* INFORMATION SHOWN
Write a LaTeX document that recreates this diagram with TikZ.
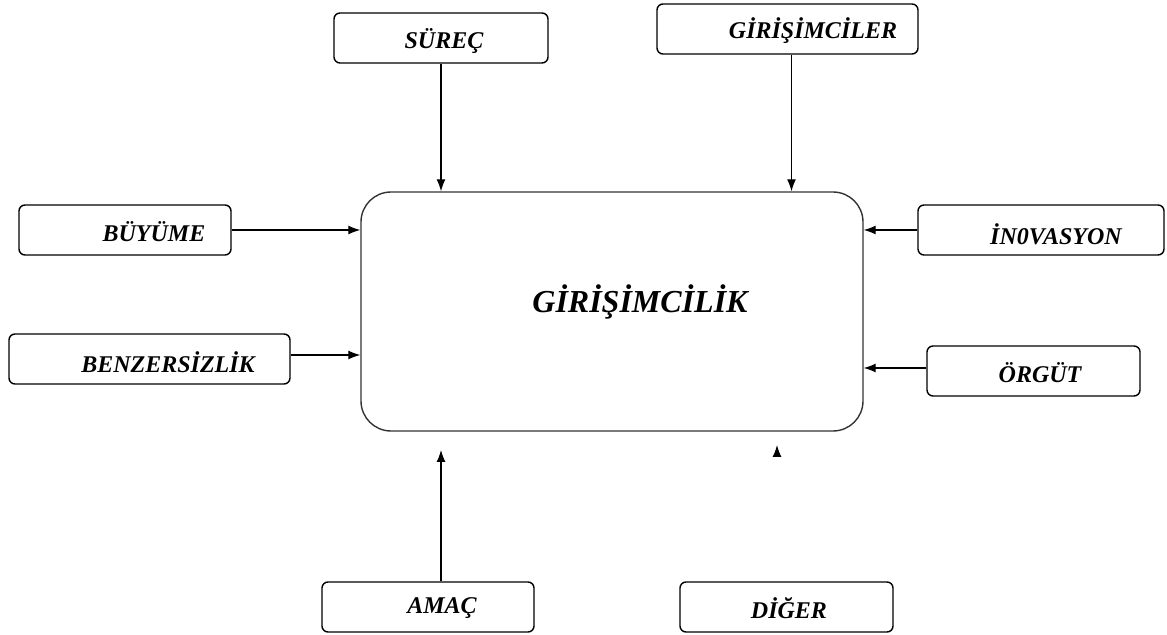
\documentclass[tikz,border=0pt]{standalone}
\usepackage{fontspec}
\setmainfont{Liberation Serif}
\usetikzlibrary{arrows.meta}
\begin{document}
\begin{tikzpicture}[x=0.5pt, y=-0.5pt,
  kutu/.style={draw, rounded corners=3pt, line width=0.7pt, minimum height=25pt, inner sep=0pt},
  yazi/.style={font=\fontsize{12}{14}\selectfont\bfseries\itshape},
  ok/.style={line width=0.6pt, -{Latex[length=6pt, width=4.5pt]}}]
\useasboundingbox (0,0) rectangle (1167,635);
% ana kutu
\node[draw=black!80, rounded corners=15pt, line width=0.7pt, minimum width=251pt, minimum height=119.5pt] (merkez) at (612,311.5) {};
\node[yazi, font=\fontsize{16}{19}\selectfont\bfseries\itshape] (merkez-t) at (640,302) {GİRİŞİMCİLİK};
% kutular
\node[kutu, minimum width=107pt] (surec) at (441,38) {};
\node[yazi] (surec-t) at (444,41) {SÜREÇ};
\node[kutu, minimum width=130.5pt] (girisimciler) at (787.5,29) {};
\node[yazi] (girisimciler-t) at (813,31) {GİRİŞİMCİLER};
\node[kutu, minimum width=106pt] (buyume) at (125,230) {};
\node[yazi] (buyume-t) at (154,232) {BÜYÜME};
\node[kutu, minimum width=140.5pt] (benzer) at (149.5,359) {};
\node[yazi] (benzer-t) at (168,362) {BENZERSİZLİK};
\node[kutu, minimum width=123pt] (inov) at (1041,230) {};
\node[yazi] (inov-t) at (1056,234) {İN0VASYON};
\node[kutu, minimum width=106.5pt] (orgut) at (1033.5,371) {};
\node[yazi] (orgut-t) at (1040,373) {ÖRGÜT};
\node[kutu, minimum width=106pt] (amac) at (428,607) {};
\node[yazi] (amac-t) at (442,608) {AMAÇ};
\node[kutu, minimum width=106.5pt] (diger) at (786.5,607) {};
\node[yazi] (diger-t) at (789,608) {DİĞER};
% oklar
\draw[ok] (surec) -- (surec |- merkez.north);
\draw[ok] ([xshift=2pt]girisimciler.south) -- ([xshift=2pt]girisimciler.south |- merkez.north);
\draw[ok] (buyume.east) -- (buyume.east -| merkez.west);
\draw[ok] ([yshift=2pt]benzer.east) -- ([yshift=2pt]benzer.east -| merkez.west);
\draw[ok] (inov.west) -- (inov.west -| merkez.east);
\draw[ok] ([yshift=1.5pt]orgut.west) -- ([yshift=1.5pt]orgut.west -| merkez.east);
\coordinate (amac-uc) at (441,450);
\draw[ok] (amac.north -| amac-uc) -- (amac-uc);
\coordinate (diger-uc) at (777,445);
\draw[ok] ([yshift=-6pt]diger-uc) -- (diger-uc);
\end{tikzpicture}
\end{document}
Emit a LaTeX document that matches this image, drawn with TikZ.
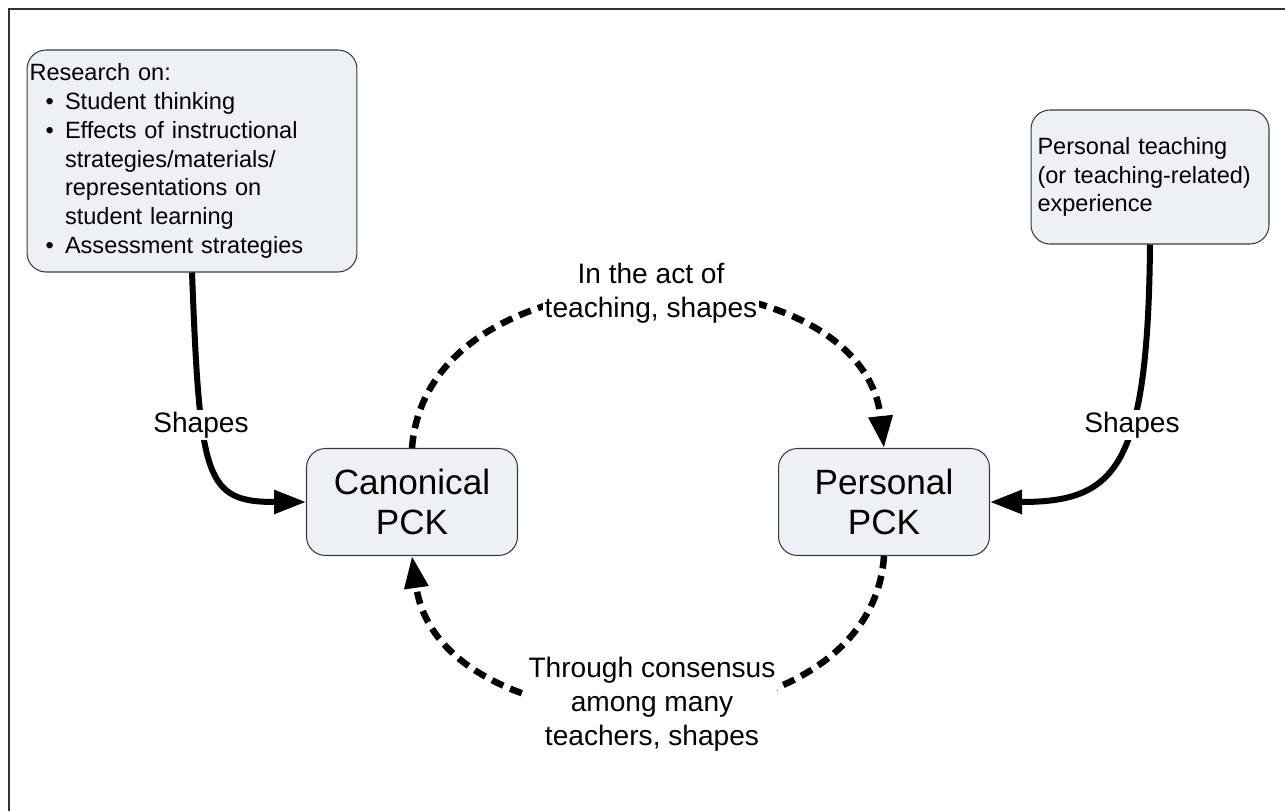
\documentclass[tikz,border=0pt]{standalone}
\usepackage{fontspec}
\setmainfont{Liberation Sans}
\usetikzlibrary{arrows.meta}
\definecolor{boxfill}{HTML}{EDF0F5}
\definecolor{boxline}{HTML}{3A3A3A}
\newcommand{\bitem}{\hspace*{0.32cm}\makebox[0.39cm][l]{\textbullet}}
\newcommand{\bcont}{\hspace*{0.71cm}}

\begin{document}
\begin{tikzpicture}[
  x=0.02cm, y=-0.02cm,
  box/.style={draw=boxline, fill=boxfill, line width=0.6pt, rounded corners=0.38cm},
  pck/.style={box, minimum width=4.22cm, minimum height=2.14cm, align=center, font=\fontsize{20}{22.5}\selectfont},
  src/.style={box, align=left, font=\fontsize{13.4}{16.4}\selectfont},
  lbl/.style={fill=white, inner sep=1pt, align=center, font=\fontsize{16}{19.5}\selectfont},
  flow/.style={line width=0.12cm, -{Triangle[length=0.64cm,width=0.46cm]}},
  loopflow/.style={flow, line width=0.13cm, dash pattern=on 0.25cm off 0.15cm}
]
\useasboundingbox (0,0) rectangle (1285,811);
\draw[line width=0.6pt, black!80] (9,811) -- (9,9) -- (1285,9);

\node[src, text width=6.5cm, inner xsep=0.05cm, minimum height=4.44cm] (research) at (192,161)
  {Research on:\\
   \bitem Student thinking\\
   \bitem Effects of instructional\\
   \bcont strategies/materials/\\
   \bcont representations on\\
   \bcont student learning\\
   \bitem Assessment strategies};
\node[src, text width=4.5cm, inner xsep=0.13cm, minimum height=2.68cm] (experience) at (1150,177)
  {Personal teaching\\(or teaching-related)\\experience};
\node[pck] (canon) at (412,502) {Canonical\\PCK};
\node[pck] (personal) at (884,502) {Personal\\PCK};

\draw[flow] (research.south) .. controls (200,480) and (205,502) .. (canon.west);
\draw[flow] (experience.south) .. controls (1148,470) and (1115,502) .. (personal.east);
\draw[loopflow] (canon.north) .. controls (428,238) and (862,246) .. (personal.north);
\draw[loopflow] (personal.south) .. controls (870,762) and (440,758) .. (canon.south);

\node[lbl] (shapesleft) at (201,425) {Shapes};
\node[lbl] (shapesright) at (1132,425) {Shapes};
\node[lbl] (actlbl) at (651,293) {In the act of\\teaching, shapes};
\node[lbl] (consensus) at (652,704) {Through consensus\\among many\\teachers, shapes};

\end{tikzpicture}
\end{document}
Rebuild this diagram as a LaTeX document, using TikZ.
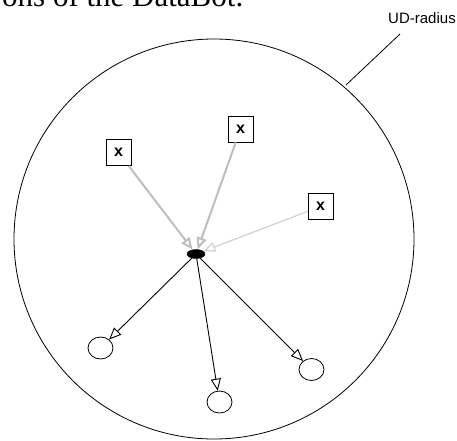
\documentclass[tikz,border=0pt]{standalone}
\usepackage{fontspec}
\setmainfont{Liberation Serif}
\setsansfont{Liberation Sans}
\usetikzlibrary{arrows.meta,shapes}
\definecolor{lightgray}{HTML}{BEBEBE}
\definecolor{paletray}{HTML}{D0D0D0}

\begin{document}
\begin{tikzpicture}[x=1pt, y=-1pt,
    every node/.style={font=\sffamily},
    xbox/.style={rectangle, draw, line width=0.8pt, minimum width=25pt, minimum height=26pt, inner sep=0pt, font=\sffamily\bfseries\fontsize{16}{16}\selectfont},
    target/.style={ellipse, draw, line width=0.8pt, minimum width=25pt, minimum height=22pt, inner sep=0pt},
    opentip/.style={-{Triangle[open, length=12pt, width=10pt]}}]
      \useasboundingbox (0,0) rectangle (457,440);

      % caption cut at the top
      \node[anchor=base west, inner sep=0pt, font=\rmfamily\fontsize{31}{31}\selectfont] (caption) at (2,6) {ons of the DataBot.};

      % UD range
      \node[circle, draw, line width=0.8pt, minimum size=400pt, inner sep=0pt] (range) at (214,239) {};
      \node[font=\sffamily\fontsize{15}{15}\selectfont, inner sep=0pt] (udlabel) at (422,18) {UD-radius};
      \coordinate (udstart) at (400,34);
      \coordinate (udend) at (346,85);
      \draw[line width=0.8pt] (udstart) -- (udend);

      % DataBot
      \node[ellipse, draw, fill=black, minimum width=18pt, minimum height=9pt, inner sep=0pt] (bot) at (196,254) {};

      % boxes
      \node[xbox] (x1) at (118.5,152.5) {x};
      \node[xbox] (x2) at (240.5,129) {x};
      \node[xbox] (x3) at (320.5,206.5) {x};
      \draw[opentip, line width=2pt, lightgray] (x1) -- (bot);
      \draw[opentip, line width=2pt, lightgray] (x2) -- (bot);
      \draw[opentip, line width=1.2pt, paletray] (x3) -- (bot);

      % targets
      \node[target] (c1) at (100.5,348) {};
      \node[target] (c2) at (219.5,402) {};
      \node[target] (c3) at (311.5,369.5) {};
      \draw[opentip, line width=0.9pt] (bot) -- (c1);
      \draw[opentip, line width=0.9pt] (bot) -- (c2);
      \draw[opentip, line width=0.9pt] (bot) -- (c3);
    \end{tikzpicture}
\end{document}
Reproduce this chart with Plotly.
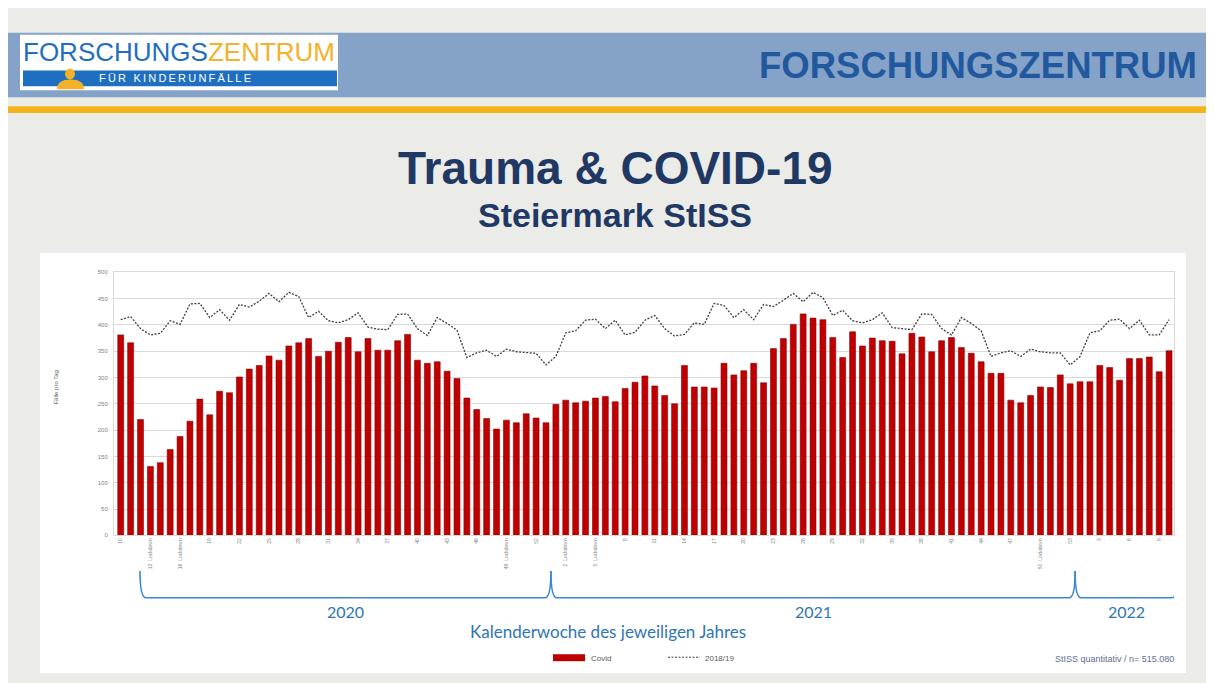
import plotly.graph_objects as go

# ---------------- data ----------------
covid = [381, 366, 220, 131, 138, 163, 188, 217, 259, 229, 274, 271, 301, 316, 323, 341, 333, 360,
         366, 374, 340, 350, 367, 376, 349, 374, 352,
         352, 370, 382, 333, 327, 330, 312, 298, 261, 239, 222, 202, 219, 214, 231, 223, 214,
         249, 257, 252, 255, 261, 264, 254, 279, 291,
         303, 284, 266, 250, 323, 282, 282, 280, 327, 305, 313, 327, 290, 355, 374, 401, 421, 413,
         410, 376, 338, 387, 360, 375, 370, 369,
         345, 384, 377, 349, 370, 376, 357, 346, 330, 308, 308, 257, 252, 266, 282, 281, 305, 288,
         292, 292, 323, 319, 295, 336, 336, 339, 311, 351]
base_1819 = [410, 416, 393, 381, 384, 408, 401, 440, 441, 414, 429, 409, 439, 434, 445, 460, 444, 462,
             454, 414, 426, 408, 404, 410, 423, 396, 392,
             391, 420, 421, 393, 380, 414, 403, 390, 338, 347, 352, 340, 354, 349, 347, 346, 324,
             340, 385, 389, 409, 411, 393, 409, 381, 386,
             409, 418, 393, 379, 382, 404, 401, 441, 437, 414, 429, 410, 439, 435, 447, 460, 444, 462,
             452, 418, 428, 408, 404, 410, 423, 395,
             393, 391, 421, 420, 393, 381, 414, 403, 389, 340, 347, 351, 340, 354, 349, 347, 347, 324,
             340, 385, 389, 409, 411, 393, 409, 381, 381, 410]
year_lengths = {"2020": 44, "2021": 53, "2022": 10}
first_week = {"2020": 10, "2021": 1, "2022": 1}
lockdown_weeks = [3, 6, 39, 45, 48, 93]   # indices of bars with the long tick labels
y_ticks = [0, 50, 100, 150, 200, 250, 300, 350, 400, 450, 500]

# week labels
weeks = []
for yr, n in year_lengths.items():
    weeks += [first_week[yr] + k for k in range(n)]
x = list(range(len(covid)))
tickvals = x[::3]
ticktext = [f"{weeks[i]}  Lockdown" if i in lockdown_weeks else str(weeks[i]) for i in tickvals]

# the page body has an 8px margin: design in window pixels and convert
OX, OY = 8, 8
W, H = 1206, 675
def px(p):  # window pixel x -> paper
    return (p - OX) / W
def py(p):  # window pixel y -> paper
    return 1 - (p - OY) / H

fig = go.Figure()
fig.add_trace(go.Bar(x=x, y=covid, name="Covid",
                     marker=dict(color="#c00000", line=dict(width=0.6, color="#8a0000")),
                     width=0.6, showlegend=False))
fig.add_trace(go.Scatter(x=x, y=base_1819, name="2018/19", mode="lines",
                         line=dict(color="#404040", width=1.3, dash="2px,1.5px"), showlegend=False))

shapes = []
# page elements
shapes.append(dict(type="rect", xref="paper", yref="paper", x0=px(8), x1=px(1214), y0=py(95), y1=py(30),
                   fillcolor="#85a3c8", line=dict(width=0), layer="below"))
shapes.append(dict(type="rect", xref="paper", yref="paper", x0=px(8), x1=px(1214), y0=py(111), y1=py(104),
                   fillcolor="#f2b31b", line=dict(width=0), layer="below"))
# logo
shapes.append(dict(type="rect", xref="paper", yref="paper", x0=px(20), x1=px(338), y0=py(88), y1=py(32),
                   fillcolor="white", line=dict(width=0), layer="below"))
shapes.append(dict(type="rect", xref="paper", yref="paper", x0=px(23), x1=px(337), y0=py(84), y1=py(68),
                   fillcolor="#1f6fc0", line=dict(width=0), layer="below"))
shapes.append(dict(type="circle", xref="paper", yref="paper", x0=px(65), x1=px(75), y0=py(77), y1=py(66),
                   fillcolor="#f5b12a", line=dict(width=0)))
body = (f"M {px(57)},{py(87)} Q {px(57)},{py(77)} {px(70.5)},{py(77)} "
        f"Q {px(84)},{py(77)} {px(84)},{py(87)} Z")
shapes.append(dict(type="path", xref="paper", yref="paper", path=body,
                   fillcolor="#f5b12a", line=dict(width=0)))
# white chart panel
shapes.append(dict(type="rect", xref="paper", yref="paper", x0=px(40), x1=px(1186), y0=py(676), y1=py(252),
                   fillcolor="white", line=dict(width=0), layer="below"))

# year brackets (data x)
bounds = [1.95, 43.5, 96.5, 106.9]
r = 0.6
for a, b in zip(bounds[:-1], bounds[1:]):
    ytop, ybot = py(573), py(600)
    path = f"M {a},{ytop} Q {a},{ybot} {a + r},{ybot} L {b - r},{ybot} Q {b},{ybot} {b},{ytop}"
    shapes.append(dict(type="path", xref="x", yref="paper", path=path,
                       line=dict(color="#3d87d3", width=1.6)))

# legend marks
shapes.append(dict(type="rect", xref="paper", yref="paper", x0=px(553), x1=px(585), y0=py(664), y1=py(657),
                   fillcolor="#c00000", line=dict(width=0)))
shapes.append(dict(type="line", xref="paper", yref="paper", x0=px(668), x1=px(700), y0=py(660), y1=py(660),
                   line=dict(color="#404040", width=1, dash="2px,1.5px")))

thin = "\u2009"
sub_logo = (thin + " " + thin).join(thin.join(list(w)) for w in ["FÜR", "KINDERUNFÄLLE"])

annotations = []
annotations.append(dict(xref="paper", yref="paper", x=px(179), y=py(49), xanchor="center", yanchor="middle",
                        text="<span style='color:#1f6fc0'>FORSCHUNGS</span><span style='color:#f5b12a'>ZENTRUM</span>",
                        showarrow=False,
                        font=dict(family="Liberation Sans", size=26)))
annotations.append(dict(xref="paper", yref="paper", x=px(97), y=py(76), xanchor="left", yanchor="middle",
                        text=sub_logo, showarrow=False,
                        font=dict(family="Liberation Sans", size=11, color="white")))
annotations.append(dict(xref="paper", yref="paper", x=px(1199), y=py(63), xanchor="right", yanchor="middle",
                        text="<b>FORSCHUNGSZENTRUM</b>", showarrow=False,
                        font=dict(family="Liberation Sans", size=36.5, color="#22589e")))
annotations.append(dict(xref="paper", yref="paper", x=px(615), y=py(166), xanchor="center", yanchor="middle",
                        text="<b>Trauma &amp; COVID-19</b>", showarrow=False,
                        font=dict(family="Liberation Sans", size=46, color="#1f3864")))
annotations.append(dict(xref="paper", yref="paper", x=px(615), y=py(214), xanchor="center", yanchor="middle",
                        text="<b>Steiermark StISS</b>", showarrow=False,
                        font=dict(family="Liberation Sans", size=34, color="#1f3864")))
annotations.append(dict(xref="paper", yref="paper", x=px(56), y=py(388), xanchor="center", yanchor="middle",
                        text="Fälle pro Tag", textangle=-90, showarrow=False,
                        font=dict(family="Liberation Sans", size=6, color="#595959")))
for lab, xc in [("2020", 22.7), ("2021", 70.0), ("2022", 101.7)]:
    annotations.append(dict(xref="x", yref="paper", x=xc, y=py(614), xanchor="center", yanchor="middle",
                            text=lab, showarrow=False,
                            font=dict(family="Lato, Liberation Sans", size=16, color="#2e75b6")))
annotations.append(dict(xref="paper", yref="paper", x=px(608), y=py(634), xanchor="center", yanchor="middle",
                        text="Kalenderwoche des jeweiligen Jahres", showarrow=False,
                        font=dict(family="Lato, Liberation Sans", size=17, color="#2e75b6")))
annotations.append(dict(xref="paper", yref="paper", x=px(589), y=py(661), xanchor="left", yanchor="middle",
                        text="Covid", showarrow=False,
                        font=dict(family="Liberation Sans", size=8, color="#595959")))
annotations.append(dict(xref="paper", yref="paper", x=px(703), y=py(661), xanchor="left", yanchor="middle",
                        text="2018/19", showarrow=False,
                        font=dict(family="Liberation Sans", size=8, color="#595959")))
annotations.append(dict(xref="paper", yref="paper", x=px(1176), y=py(662), xanchor="right", yanchor="middle",
                        text="StISS quantitativ / n= 515.080", showarrow=False,
                        font=dict(family="Liberation Sans", size=9, color="#5f6f8f")))

fig.update_layout(
    width=W, height=H,
    margin=dict(l=0, r=0, t=0, b=0),
    paper_bgcolor="#ebebe8",
    plot_bgcolor="white",
    shapes=shapes,
    annotations=annotations,
    xaxis=dict(domain=[px(114), px(1174)], range=[-0.68, 106.5], tickmode="array",
               tickvals=tickvals, ticktext=ticktext, tickangle=-90,
               tickfont=dict(family="Liberation Sans", size=5, color="#7f7f7f"),
               showgrid=False, zeroline=False, showline=True, linecolor="#d9d9d9", mirror=True,
               ticks="", fixedrange=True),
    yaxis=dict(domain=[py(537), py(271.7)], range=[0, 500], tickmode="array", tickvals=y_ticks,
               tickfont=dict(family="Liberation Sans", size=6, color="#7f7f7f"),
               showgrid=True, gridcolor="#d9d9d9", gridwidth=1, zeroline=False,
               showline=True, linecolor="#d9d9d9", mirror=True, ticks="", ticklabelstandoff=4),
)

fig.write_html("out.html")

* REQUIREMENT
From the line containing "Reproduce this chart with Plotly." to the line containing "import plotly.graph_objects as go", both lines included, give the text again exactly, without any pictures.

* RESULT BELOW
Reproduce this chart with Plotly.
import plotly.graph_objects as go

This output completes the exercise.